One of these relates to how Flavia's name is pronounced. The first syllable is 'flay', not 'flahh'. When a teacher mispronounces it, it's understandable, because she sees it written before she hears it, but when the police inspector mispronounces it, it makes no sense, since Flavia has already introduced herself to him by name!

Either this novel was not well-written in this particular aspect, or the inspector is stupid or nowhere near as perceptive as an inspector ought to be! This is a writing problem: you’re so used to seeing the word on the page and reading it rather than hearing it, that you forget that this is supposed to be a view of life - of people living and moving and having their being, part of which includes conversation. You can’t forget that. You can’t forget that words have sounds, otherwise you make mistakes like this.

To balance this out, let me add that I'd initially thought there was another instance of bad writing which turned out not to be so. Flavia knows who Diana Dors is. I found it highly unlikely that a 14-year-old from Flavia's background (even one who is well-educated) would not only have heard of an actor who died thirty years ago, but was also familiar enough with her to formulate the remark which she makes. It was only later that I discovered that this series is actually set in the fifties! This was quite amusing to me, because for the first page or so, I'd also thought the main character was a boy, and even when that was corrected, I'd thought it was a contemporary story!

Other than questionable instances like those (including questionable perception on my part!), the writing is excellent - and very entertaining. Flavia got into a spot of bother in Britain. She was drummed-out of the girl scouts for one thing, and so this hying to Canada was deemed to be the best thing for her. Endearingly, this girl who (literally) dreams of riding bicycles up stairs and running a chemical laboratory, was not in the least bit discombobulated a have this fascinatingly deceased body plummet into her life like a Christmas present from hell.

Here's another minor correction: we're told that the body is wrapped in a Union Jack, but that's a mistake. It's only a Union Jack when it's flying from a ship, otherwise the British flag is called just that: the Union Flag. To be fair, most people get that wrong, and though the author's "Brit speak" isn’t perfect, but he does a dashed good job of it, what?

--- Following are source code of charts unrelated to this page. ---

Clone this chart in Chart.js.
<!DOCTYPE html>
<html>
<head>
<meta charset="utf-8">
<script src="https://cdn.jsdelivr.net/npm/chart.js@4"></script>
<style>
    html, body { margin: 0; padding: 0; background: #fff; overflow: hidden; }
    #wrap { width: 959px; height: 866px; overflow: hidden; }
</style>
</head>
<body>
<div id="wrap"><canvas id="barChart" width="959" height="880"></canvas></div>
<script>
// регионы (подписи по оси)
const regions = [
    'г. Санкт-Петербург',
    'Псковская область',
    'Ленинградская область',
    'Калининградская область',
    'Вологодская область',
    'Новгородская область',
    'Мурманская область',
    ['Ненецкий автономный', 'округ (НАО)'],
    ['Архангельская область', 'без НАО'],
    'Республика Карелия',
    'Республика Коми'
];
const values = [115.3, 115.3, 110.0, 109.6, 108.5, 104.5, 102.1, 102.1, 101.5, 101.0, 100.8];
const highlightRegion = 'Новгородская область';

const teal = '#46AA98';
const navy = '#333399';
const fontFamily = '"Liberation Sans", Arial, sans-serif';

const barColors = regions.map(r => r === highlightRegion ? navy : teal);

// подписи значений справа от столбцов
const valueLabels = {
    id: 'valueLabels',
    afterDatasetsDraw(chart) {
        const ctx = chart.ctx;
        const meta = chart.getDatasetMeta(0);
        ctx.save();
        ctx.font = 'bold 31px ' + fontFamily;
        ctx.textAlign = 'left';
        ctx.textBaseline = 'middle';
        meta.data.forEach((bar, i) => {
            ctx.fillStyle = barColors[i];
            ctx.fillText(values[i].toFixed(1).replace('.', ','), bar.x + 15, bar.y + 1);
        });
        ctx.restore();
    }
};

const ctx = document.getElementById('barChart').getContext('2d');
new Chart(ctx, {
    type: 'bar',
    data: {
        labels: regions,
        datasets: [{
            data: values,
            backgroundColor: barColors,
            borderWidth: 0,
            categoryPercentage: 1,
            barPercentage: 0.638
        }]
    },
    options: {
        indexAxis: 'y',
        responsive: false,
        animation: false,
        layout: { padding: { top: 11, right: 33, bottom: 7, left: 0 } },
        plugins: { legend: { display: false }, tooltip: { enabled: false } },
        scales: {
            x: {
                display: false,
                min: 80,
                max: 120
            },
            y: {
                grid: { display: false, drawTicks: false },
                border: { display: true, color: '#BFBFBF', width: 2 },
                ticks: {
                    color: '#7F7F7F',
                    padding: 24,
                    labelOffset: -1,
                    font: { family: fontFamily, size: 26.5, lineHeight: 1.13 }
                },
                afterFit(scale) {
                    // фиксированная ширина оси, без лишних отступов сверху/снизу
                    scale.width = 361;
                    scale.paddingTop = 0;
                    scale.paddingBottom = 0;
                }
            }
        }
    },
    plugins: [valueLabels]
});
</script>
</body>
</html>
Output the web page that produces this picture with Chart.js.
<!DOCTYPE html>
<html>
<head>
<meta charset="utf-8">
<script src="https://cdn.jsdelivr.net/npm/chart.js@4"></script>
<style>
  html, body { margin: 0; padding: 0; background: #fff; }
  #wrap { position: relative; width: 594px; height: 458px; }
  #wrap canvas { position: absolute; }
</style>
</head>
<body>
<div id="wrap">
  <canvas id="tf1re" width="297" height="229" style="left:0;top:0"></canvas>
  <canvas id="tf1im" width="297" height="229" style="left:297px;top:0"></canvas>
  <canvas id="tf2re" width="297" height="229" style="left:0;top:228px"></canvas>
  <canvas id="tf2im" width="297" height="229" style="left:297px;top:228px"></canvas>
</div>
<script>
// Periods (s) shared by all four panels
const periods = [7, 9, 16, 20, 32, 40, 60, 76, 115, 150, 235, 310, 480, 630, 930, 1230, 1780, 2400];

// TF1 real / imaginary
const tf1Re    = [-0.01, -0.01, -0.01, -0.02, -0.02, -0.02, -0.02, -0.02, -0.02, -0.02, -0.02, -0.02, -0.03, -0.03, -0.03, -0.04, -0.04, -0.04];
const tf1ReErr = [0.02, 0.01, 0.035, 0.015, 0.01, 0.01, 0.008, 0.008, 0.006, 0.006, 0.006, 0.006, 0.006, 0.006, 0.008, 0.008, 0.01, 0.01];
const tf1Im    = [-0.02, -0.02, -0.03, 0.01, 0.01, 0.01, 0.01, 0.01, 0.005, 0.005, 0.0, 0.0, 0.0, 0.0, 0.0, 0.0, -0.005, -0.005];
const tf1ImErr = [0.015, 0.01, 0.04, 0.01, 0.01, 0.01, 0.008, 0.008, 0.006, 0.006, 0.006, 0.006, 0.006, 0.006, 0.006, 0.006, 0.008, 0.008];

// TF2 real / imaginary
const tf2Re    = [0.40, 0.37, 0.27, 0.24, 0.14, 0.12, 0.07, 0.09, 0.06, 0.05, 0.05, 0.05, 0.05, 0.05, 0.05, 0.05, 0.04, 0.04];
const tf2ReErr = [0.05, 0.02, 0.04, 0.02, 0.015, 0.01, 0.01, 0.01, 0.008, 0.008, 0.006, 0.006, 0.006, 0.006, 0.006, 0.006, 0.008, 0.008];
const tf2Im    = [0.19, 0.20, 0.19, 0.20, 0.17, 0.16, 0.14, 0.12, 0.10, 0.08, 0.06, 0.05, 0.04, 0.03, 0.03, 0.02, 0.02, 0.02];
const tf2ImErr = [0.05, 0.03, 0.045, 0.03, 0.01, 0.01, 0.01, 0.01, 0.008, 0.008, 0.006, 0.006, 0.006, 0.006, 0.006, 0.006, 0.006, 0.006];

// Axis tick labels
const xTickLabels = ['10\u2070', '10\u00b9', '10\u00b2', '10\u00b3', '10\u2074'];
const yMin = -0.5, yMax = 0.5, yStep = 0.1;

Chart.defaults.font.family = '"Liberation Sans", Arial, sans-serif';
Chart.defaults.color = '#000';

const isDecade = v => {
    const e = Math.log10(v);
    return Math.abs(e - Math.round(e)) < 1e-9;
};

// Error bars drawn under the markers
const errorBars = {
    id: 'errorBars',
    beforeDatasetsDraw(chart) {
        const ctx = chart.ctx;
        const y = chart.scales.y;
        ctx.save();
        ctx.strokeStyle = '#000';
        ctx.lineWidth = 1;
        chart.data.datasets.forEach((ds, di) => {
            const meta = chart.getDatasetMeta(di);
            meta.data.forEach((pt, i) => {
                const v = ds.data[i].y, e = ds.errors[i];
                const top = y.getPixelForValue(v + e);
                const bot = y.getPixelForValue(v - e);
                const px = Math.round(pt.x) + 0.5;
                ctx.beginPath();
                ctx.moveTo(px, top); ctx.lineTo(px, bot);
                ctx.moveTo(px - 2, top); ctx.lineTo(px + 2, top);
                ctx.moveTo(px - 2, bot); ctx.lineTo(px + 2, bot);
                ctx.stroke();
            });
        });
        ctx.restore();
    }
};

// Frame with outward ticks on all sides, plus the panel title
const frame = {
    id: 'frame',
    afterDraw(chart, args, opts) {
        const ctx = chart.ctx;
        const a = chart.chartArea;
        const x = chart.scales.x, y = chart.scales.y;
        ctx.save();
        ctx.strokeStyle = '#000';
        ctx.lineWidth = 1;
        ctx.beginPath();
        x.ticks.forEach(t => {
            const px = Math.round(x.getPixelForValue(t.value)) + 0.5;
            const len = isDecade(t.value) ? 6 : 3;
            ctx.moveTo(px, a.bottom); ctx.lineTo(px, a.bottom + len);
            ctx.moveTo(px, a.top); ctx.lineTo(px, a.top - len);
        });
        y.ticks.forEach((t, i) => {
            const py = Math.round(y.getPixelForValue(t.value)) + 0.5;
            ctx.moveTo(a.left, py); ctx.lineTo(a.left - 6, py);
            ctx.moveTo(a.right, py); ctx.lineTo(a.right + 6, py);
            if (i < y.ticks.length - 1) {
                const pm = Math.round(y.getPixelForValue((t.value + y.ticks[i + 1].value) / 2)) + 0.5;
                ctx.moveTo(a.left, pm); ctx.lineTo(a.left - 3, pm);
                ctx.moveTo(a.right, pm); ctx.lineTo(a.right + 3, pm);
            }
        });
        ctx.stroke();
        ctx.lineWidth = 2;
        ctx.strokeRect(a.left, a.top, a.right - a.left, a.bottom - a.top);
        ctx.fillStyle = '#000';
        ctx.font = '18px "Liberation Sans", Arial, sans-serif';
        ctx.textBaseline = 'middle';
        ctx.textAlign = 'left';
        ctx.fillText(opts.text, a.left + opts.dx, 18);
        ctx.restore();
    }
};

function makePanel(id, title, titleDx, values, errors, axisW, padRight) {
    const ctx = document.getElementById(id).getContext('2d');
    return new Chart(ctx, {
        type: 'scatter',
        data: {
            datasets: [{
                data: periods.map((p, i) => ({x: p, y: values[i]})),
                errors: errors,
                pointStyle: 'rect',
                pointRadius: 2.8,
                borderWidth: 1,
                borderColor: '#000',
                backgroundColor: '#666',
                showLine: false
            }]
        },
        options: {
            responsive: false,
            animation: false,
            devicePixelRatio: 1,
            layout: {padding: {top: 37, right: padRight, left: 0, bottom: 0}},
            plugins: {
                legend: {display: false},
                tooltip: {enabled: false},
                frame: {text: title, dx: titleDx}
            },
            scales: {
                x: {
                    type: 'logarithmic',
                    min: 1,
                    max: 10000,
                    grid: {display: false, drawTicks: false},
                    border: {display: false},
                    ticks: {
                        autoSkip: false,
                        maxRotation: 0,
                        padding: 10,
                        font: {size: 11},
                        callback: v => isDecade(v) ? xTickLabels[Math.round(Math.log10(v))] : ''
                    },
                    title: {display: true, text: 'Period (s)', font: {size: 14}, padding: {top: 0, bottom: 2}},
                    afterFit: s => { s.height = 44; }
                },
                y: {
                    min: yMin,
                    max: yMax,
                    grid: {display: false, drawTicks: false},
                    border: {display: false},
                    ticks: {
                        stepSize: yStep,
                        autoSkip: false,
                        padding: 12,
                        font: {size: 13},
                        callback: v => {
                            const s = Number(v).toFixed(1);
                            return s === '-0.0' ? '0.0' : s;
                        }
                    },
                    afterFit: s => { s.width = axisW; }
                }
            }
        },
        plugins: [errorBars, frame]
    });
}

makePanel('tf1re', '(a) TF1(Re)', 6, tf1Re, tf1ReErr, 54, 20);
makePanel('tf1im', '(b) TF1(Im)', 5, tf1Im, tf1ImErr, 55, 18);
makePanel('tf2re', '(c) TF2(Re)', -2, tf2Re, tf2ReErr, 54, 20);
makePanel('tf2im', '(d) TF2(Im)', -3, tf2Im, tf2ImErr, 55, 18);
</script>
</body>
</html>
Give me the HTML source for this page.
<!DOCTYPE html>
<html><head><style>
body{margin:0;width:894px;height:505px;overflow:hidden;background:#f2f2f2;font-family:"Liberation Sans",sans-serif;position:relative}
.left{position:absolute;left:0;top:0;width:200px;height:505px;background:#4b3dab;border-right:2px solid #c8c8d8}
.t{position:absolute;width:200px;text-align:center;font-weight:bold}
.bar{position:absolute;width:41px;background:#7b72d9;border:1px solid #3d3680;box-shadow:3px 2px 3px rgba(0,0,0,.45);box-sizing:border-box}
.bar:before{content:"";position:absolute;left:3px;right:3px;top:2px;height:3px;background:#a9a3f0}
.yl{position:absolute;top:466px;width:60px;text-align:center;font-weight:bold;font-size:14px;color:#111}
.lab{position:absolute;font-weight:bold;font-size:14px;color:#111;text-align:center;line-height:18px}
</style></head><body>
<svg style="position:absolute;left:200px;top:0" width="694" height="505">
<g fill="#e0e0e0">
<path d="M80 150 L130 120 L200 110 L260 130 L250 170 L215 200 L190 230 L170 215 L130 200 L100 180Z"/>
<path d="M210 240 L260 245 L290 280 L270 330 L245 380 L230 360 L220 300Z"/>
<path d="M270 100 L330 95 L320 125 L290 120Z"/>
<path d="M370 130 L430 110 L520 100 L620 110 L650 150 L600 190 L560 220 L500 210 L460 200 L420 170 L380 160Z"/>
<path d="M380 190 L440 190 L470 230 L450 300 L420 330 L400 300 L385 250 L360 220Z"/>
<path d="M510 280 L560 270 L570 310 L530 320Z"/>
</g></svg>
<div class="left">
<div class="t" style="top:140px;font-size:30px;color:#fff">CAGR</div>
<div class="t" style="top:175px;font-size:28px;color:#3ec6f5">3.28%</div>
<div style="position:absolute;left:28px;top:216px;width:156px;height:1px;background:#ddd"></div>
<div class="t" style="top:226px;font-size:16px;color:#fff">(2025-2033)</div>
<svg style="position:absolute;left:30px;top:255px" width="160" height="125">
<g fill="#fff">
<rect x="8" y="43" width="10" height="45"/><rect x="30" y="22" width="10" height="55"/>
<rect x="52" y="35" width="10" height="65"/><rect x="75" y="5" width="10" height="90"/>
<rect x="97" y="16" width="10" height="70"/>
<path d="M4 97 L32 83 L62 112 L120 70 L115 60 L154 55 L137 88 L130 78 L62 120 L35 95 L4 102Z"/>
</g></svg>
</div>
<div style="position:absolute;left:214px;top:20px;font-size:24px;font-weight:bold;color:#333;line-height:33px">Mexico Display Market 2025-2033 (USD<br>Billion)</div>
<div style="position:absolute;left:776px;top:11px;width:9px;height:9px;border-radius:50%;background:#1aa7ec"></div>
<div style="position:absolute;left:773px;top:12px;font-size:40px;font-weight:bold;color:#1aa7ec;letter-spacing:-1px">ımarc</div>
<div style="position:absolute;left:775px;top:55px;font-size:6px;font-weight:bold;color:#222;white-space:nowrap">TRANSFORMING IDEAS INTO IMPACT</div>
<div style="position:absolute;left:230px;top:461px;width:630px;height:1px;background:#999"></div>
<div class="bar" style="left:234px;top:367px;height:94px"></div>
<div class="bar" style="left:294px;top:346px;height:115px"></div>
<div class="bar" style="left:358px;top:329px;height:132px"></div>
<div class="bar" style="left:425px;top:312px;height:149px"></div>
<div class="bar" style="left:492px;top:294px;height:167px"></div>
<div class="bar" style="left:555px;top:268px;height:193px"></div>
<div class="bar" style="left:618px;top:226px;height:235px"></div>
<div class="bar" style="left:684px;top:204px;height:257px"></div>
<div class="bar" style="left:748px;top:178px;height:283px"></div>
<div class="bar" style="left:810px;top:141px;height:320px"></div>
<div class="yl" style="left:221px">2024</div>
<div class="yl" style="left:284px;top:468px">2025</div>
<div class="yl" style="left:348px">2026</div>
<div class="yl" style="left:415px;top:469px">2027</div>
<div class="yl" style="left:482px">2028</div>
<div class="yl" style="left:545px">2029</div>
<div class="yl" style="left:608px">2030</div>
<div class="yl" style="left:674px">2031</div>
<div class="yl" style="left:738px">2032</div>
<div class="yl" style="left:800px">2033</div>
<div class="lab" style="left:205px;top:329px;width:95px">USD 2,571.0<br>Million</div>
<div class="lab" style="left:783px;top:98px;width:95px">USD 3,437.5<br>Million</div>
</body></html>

I was impressed.

On her first full day in the academy, Flavia rapidly becomes acquainted with a variety of other girls, but she never really makes friends. Some of those whom she meets, however, she purposefully cultivates in pursuit of her desire to solve this murder mystery. Evidently the body in her room is not the first girl who has gone missing at Miss Bodycote's Female Academy!

The story really starts to pick up when the principal, Ms Fawlthorne, shares a secret or two with Flavia, and this is the start of a trend. There are secrets galore, and weird behavior, and secret societies, and oddball behavior, and secret activities, and did I mention hidden secrets? Lot's of people are not who they seem to be. Through all of this, Flavia keeps her head. She's no Mary Sue, and far from perfect, screwing-up and breaking the rules, but she never gives up on her pursuit of the murderer. She's determined, resourceful, inventive, and eventually, she gets, as they say, "her man" (not that the perp is necessarily a man, understand).

That's not to say that Flavia is a Mary Sue by any means. She makes mistakes, but she's really smart, deeply interested in science, is feminine without being a wilting violet, she has times of strength and times of weakness, she has flashes of brilliance and flashes of dufus, and guess what? here's a YA novel with no male (or female!) love interest at all. How refreshing is that? As happy as I am to absorb a novel like this, I have to confess it makes me a little bit sad to think that it was a guy who created such an awesome and strong female character. How come he can do it and so many female writers fail in the same quest?

This was an especially refreshing read which I highly recommend, and I'll leave you with this amazing quote which made me laugh out loud. It does help if you properly understand British idiom, however:

"How are you finding it?" Merton asked. "Miss Bodycote's Female Academy I mean?"
"Frankly, Mr. Merton," I said, "Just between you, me, and the gatepost - it’s a bugger."